Source material:
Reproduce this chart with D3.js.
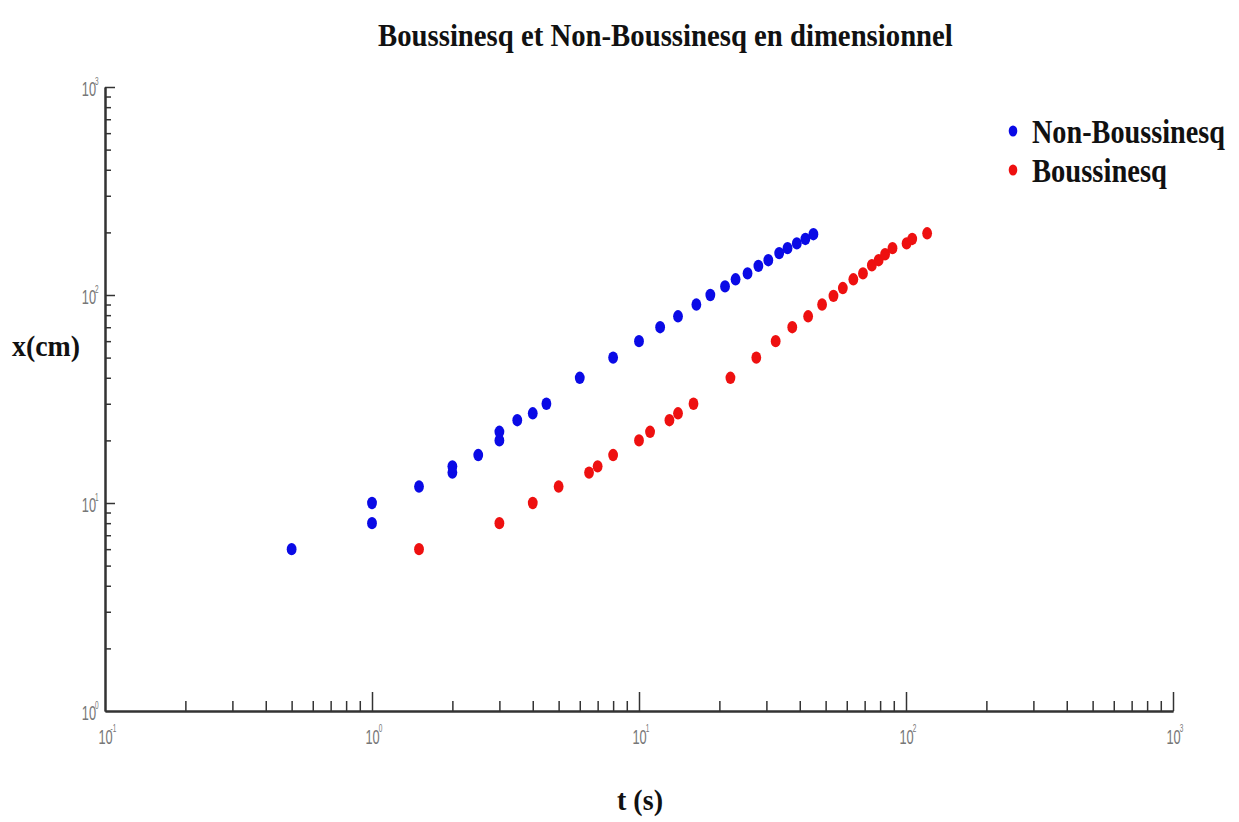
<!DOCTYPE html>
<html>
<head>
<meta charset="utf-8">
<script src="https://cdn.jsdelivr.net/npm/d3@7"></script>
<style>
  html, body { margin: 0; padding: 0; background: #fff; }
  svg { display: block; }
</style>
</head>
<body>
<script>
// Front position x (cm) versus time t (s), log-log
const nbT = [0.5, 1, 1, 1.5, 2, 2, 2.5, 3, 3, 3.5, 4, 4.5, 6, 8, 10, 12, 14, 16.4, 18.5, 21, 23, 25.5, 28, 30.5, 33.5, 36, 39, 42, 45];
const nbX = [6, 8, 10, 12, 14, 15, 17, 20, 22, 25, 27, 30, 40, 50, 60, 70, 79, 90, 100, 110, 119, 127, 138, 147, 159, 168, 177, 186, 196];

const bT = [1.5, 3, 4, 5, 6.5, 7, 8, 10, 11, 13, 14, 16, 22, 27.5, 32.5, 37.5, 43, 48.5, 53.5, 58, 63.5, 69, 74.5, 79, 83.5, 89, 100.5, 105.5, 120];
const bX = [6, 8, 10, 12, 14, 15, 17, 20, 22, 25, 27, 30, 40, 50, 60, 70, 79, 90, 99, 108, 119, 127, 139, 147, 157, 168, 177, 186, 198];

const seriesNames = ["Non-Boussinesq", "Boussinesq"];
const seriesColors = ["#0a0ae6", "#ee1010"];

const xDecades = [0.1, 1, 10, 100, 1000];
const xExponents = ["-1", "0", "1", "2", "3"];
const yDecades = [1, 10, 100, 1000];
const yExponents = ["0", "1", "2", "3"];

const titleText = "Boussinesq et Non-Boussinesq en dimensionnel";
const xLabel = "t (s)";
const yLabel = "x(cm)";

const W = 1239, H = 822;
const svg = d3.select("body").append("svg").attr("width", W).attr("height", H);

const x = d3.scaleLog().domain([0.1, 1000]).range([105, 1173]);
const y = d3.scaleLog().domain([1, 1000]).range([711, 87]);

const minorOf = decades => decades.slice(0, -1).flatMap(d => d3.range(2, 10).map(k => d * k));

const axisColor = "#333";
const labelColor = "#777";
const sans = "'Liberation Sans', Arial, sans-serif";
const serif = "'Liberation Serif', 'Times New Roman', serif";

// x axis: minor ticks, then major ticks with labels
const gxMinor = svg.append("g").attr("transform", `translate(0,${y(1)})`)
  .call(d3.axisBottom(x).tickValues(minorOf(xDecades)).tickSize(-10).tickSizeOuter(0).tickFormat(""));
const gx = svg.append("g").attr("transform", `translate(0,${y(1)})`)
  .call(d3.axisBottom(x).tickValues(xDecades).tickSize(-19).tickSizeOuter(0).tickFormat(""));

// y axis
const gyMinor = svg.append("g").attr("transform", `translate(${x(0.1)},0)`)
  .call(d3.axisLeft(y).tickValues(minorOf(yDecades)).tickSize(-6).tickSizeOuter(0).tickFormat(""));
const gy = svg.append("g").attr("transform", `translate(${x(0.1)},0)`)
  .call(d3.axisLeft(y).tickValues(yDecades).tickSize(-10).tickSizeOuter(0).tickFormat(""));

[gxMinor, gx, gyMinor, gy].forEach(g => {
  g.selectAll("path.domain").attr("stroke", axisColor).attr("stroke-width", 2);
  g.selectAll(".tick line").attr("stroke", axisColor).attr("stroke-width", 1.5);
  g.selectAll(".tick text").remove();
});
gx.selectAll(".tick").filter(d => d === 0.1).select("line").remove();
gy.selectAll(".tick").filter(d => d === 1).select("line").remove();

// power-of-ten labels in a narrow sans face
function tenLabel(g, transform, anchor) {
  g.append("text")
    .attr("font-family", sans)
    .attr("font-size", 20)
    .attr("fill", labelColor)
    .attr("text-anchor", anchor)
    .attr("transform", transform + " scale(0.64,1)")
    .text("10");
}
function expLabel(g, transform, text) {
  g.append("text")
    .attr("font-family", sans)
    .attr("font-size", 10)
    .attr("fill", labelColor)
    .attr("transform", transform + " scale(0.65,1)")
    .text(text);
}

gx.selectAll(".tick").each(function (d, i) {
  const t = d3.select(this);
  tenLabel(t, "translate(0,33)", "middle");
  expLabel(t, "translate(8,21)", xExponents[i]);
});

gy.selectAll(".tick").each(function (d, i) {
  const t = d3.select(this);
  tenLabel(t, "translate(-9,8)", "end");
  expLabel(t, "translate(-6.5,-3)", yExponents[i]);
});

// data points
const series = [
  { t: nbT, v: nbX, color: seriesColors[0] },
  { t: bT, v: bX, color: seriesColors[1] }
];
series.forEach(s => {
  svg.append("g").selectAll("ellipse")
    .data(s.t.map((t, i) => [t, s.v[i]]))
    .join("ellipse")
    .attr("cx", d => x(d[0]))
    .attr("cy", d => y(d[1]))
    .attr("rx", 4.9)
    .attr("ry", 6.2)
    .attr("fill", s.color);
});

// condensed bold serif text: squeezed horizontally to a given width
function narrowText(str, left, baseline, size, width) {
  const t = svg.append("text")
    .attr("font-family", serif).attr("font-weight", "bold").attr("font-size", size)
    .attr("fill", "#111")
    .text(str);
  const natural = t.node().getComputedTextLength();
  t.attr("transform", `translate(${left},${baseline}) scale(${width / natural},1)`);
  return t;
}

narrowText(titleText, 378, 46, 32, 575);
narrowText(xLabel, 617, 810, 30, 46);
narrowText(yLabel, 12, 356, 30, 68);

// legend
const legendY = [131, 170];
const legendW = [193, 135];
seriesNames.forEach((name, i) => {
  svg.append("ellipse")
    .attr("cx", 1013).attr("cy", legendY[i])
    .attr("rx", 4.3).attr("ry", 5.5)
    .attr("fill", seriesColors[i]);
  narrowText(name, 1032, legendY[i] + 12, 33, legendW[i]);
});
</script>
</body>
</html>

Problem statement: In the data above, please extract the lines from the first one through the line with "177, 186, 196];", exactly, and keep pictures out.

Reply:
Reproduce this chart with D3.js.
<!DOCTYPE html>
<html>
<head>
<meta charset="utf-8">
<script src="https://cdn.jsdelivr.net/npm/d3@7"></script>
<style>
  html, body { margin: 0; padding: 0; background: #fff; }
  svg { display: block; }
</style>
</head>
<body>
<script>
// Front position x (cm) versus time t (s), log-log
const nbT = [0.5, 1, 1, 1.5, 2, 2, 2.5, 3, 3, 3.5, 4, 4.5, 6, 8, 10, 12, 14, 16.4, 18.5, 21, 23, 25.5, 28, 30.5, 33.5, 36, 39, 42, 45];
const nbX = [6, 8, 10, 12, 14, 15, 17, 20, 22, 25, 27, 30, 40, 50, 60, 70, 79, 90, 100, 110, 119, 127, 138, 147, 159, 168, 177, 186, 196];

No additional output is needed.